Watching Your Burrito

Recently we held what we call “Anchor Lunch,” wherein our staff has the noon meal together, chats, laughs, often plays trivia (from an outdated edition of Trivial Pursuit) and sometimes celebrates significant company or employee milestones. I know, I know – a bunch of creative types should be able to come up with a better name than “Anchor Lunch,” but in our defense, we’ve been busy using all of our creativity on client projects.

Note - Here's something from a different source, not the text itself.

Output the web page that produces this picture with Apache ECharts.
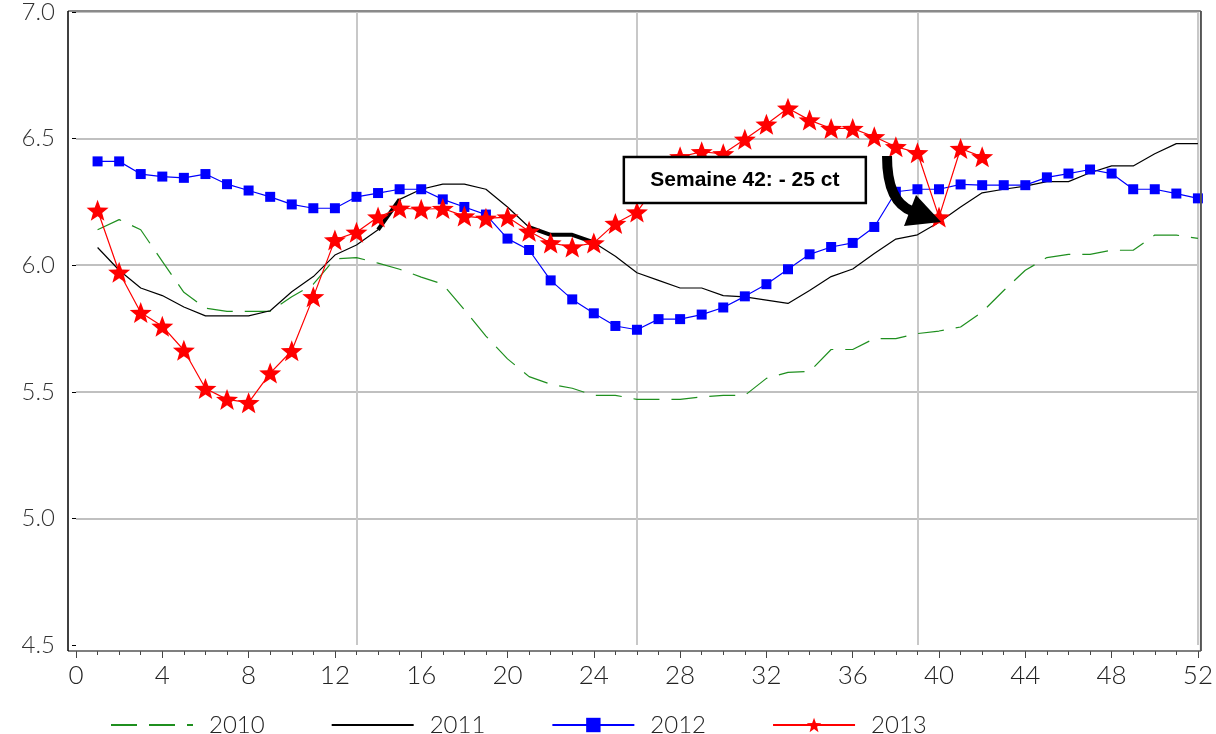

But I digress. For this particular Anchor Lunch, we all put in an order at Qdoba, and then our bookkeeper ran over to the restaurant and picked it up. I got what I always get – a vegetarian burrito with rice, beans and veggies, plus a good amount of salsa roja. When I picked up the burrito in the conference room we use for our Anchor get-togethers, I immediately knew something was different. As a rule, burritos from Qdoba are about the same size as a throw pillow and weigh about as much as a spare tire. As the Qdoba team makes my burrito in front of me, I can hear the tortilla straining against the sheer volume of the contents being smushed into it like a water balloon attached to the hose spigot in the backyard. I’ve never successfully eaten a Qdoba burrito without the contents exploding forth like a jelly donut after the first or second bite. That’s what chips are for – clean up duty.

This time my burrito was different. It fit comfortably in my hand. There was enough wrapper to actually enclose it. Every bite didn’t feel like an arm curl at the gym. It didn’t spill all over my shirt when I took a bite. It was neat and tidy and most importantly – smaller. A lot smaller.

Why was it so different compared to the usual spicy behemoth I love so much? Here’s my theory: I wasn’t there to watch them make it. Now I have never once told a worker at Qdoba, “That’s not enough filling! Ram some more lettuce in there like you’re stuffing a Thanksgiving turkey!” But for some reason, the fact that I am standing two feet away from them makes them feel obligated to ensure my satisfaction by packing as much food into my tortilla as the laws of physics will allow.

We find that a similar phenomenon happens with marketing materials. If you send something to be printed or televised or stitched, it inevitably comes out better when you watch over the process until the very end. Let me give you an example. We still have some clients for whom newspaper ads make a lot of sense. So we build a newspaper ad, and then we email it to the newspaper. Then we ask the newspaper to either fax or email us a proof. Now at first glance, this seems like a waste of time. After all, won’t they just send us the same file back? What good does that do?

Because even though we insist that they send us a proof, there are times that something still goes wrong. Sometimes the art department at the newspaper inexplicably grabs an ancient advertisement from years gone by, sometimes they stretch the ad until it looks silly and sometimes an industrious new designer in the set-up room adds or subtracts something because they feel that they are an under-appreciated marketing genius. Whatever the cause of the error, we get a free make-good because the newspaper committed to running the exact ad they confirmed via proof, not a slightly different version. After a while the newspaper gets the hang of it. They work really hard to get everything right the first time, because we are watching them make our burritos.

Stay involved with your marketing projects throughout the entire process of their creation and dissemination. Or if you don’t have time (or the patience), hire somebody like Anchor to do it for you. It’s worth it in the end.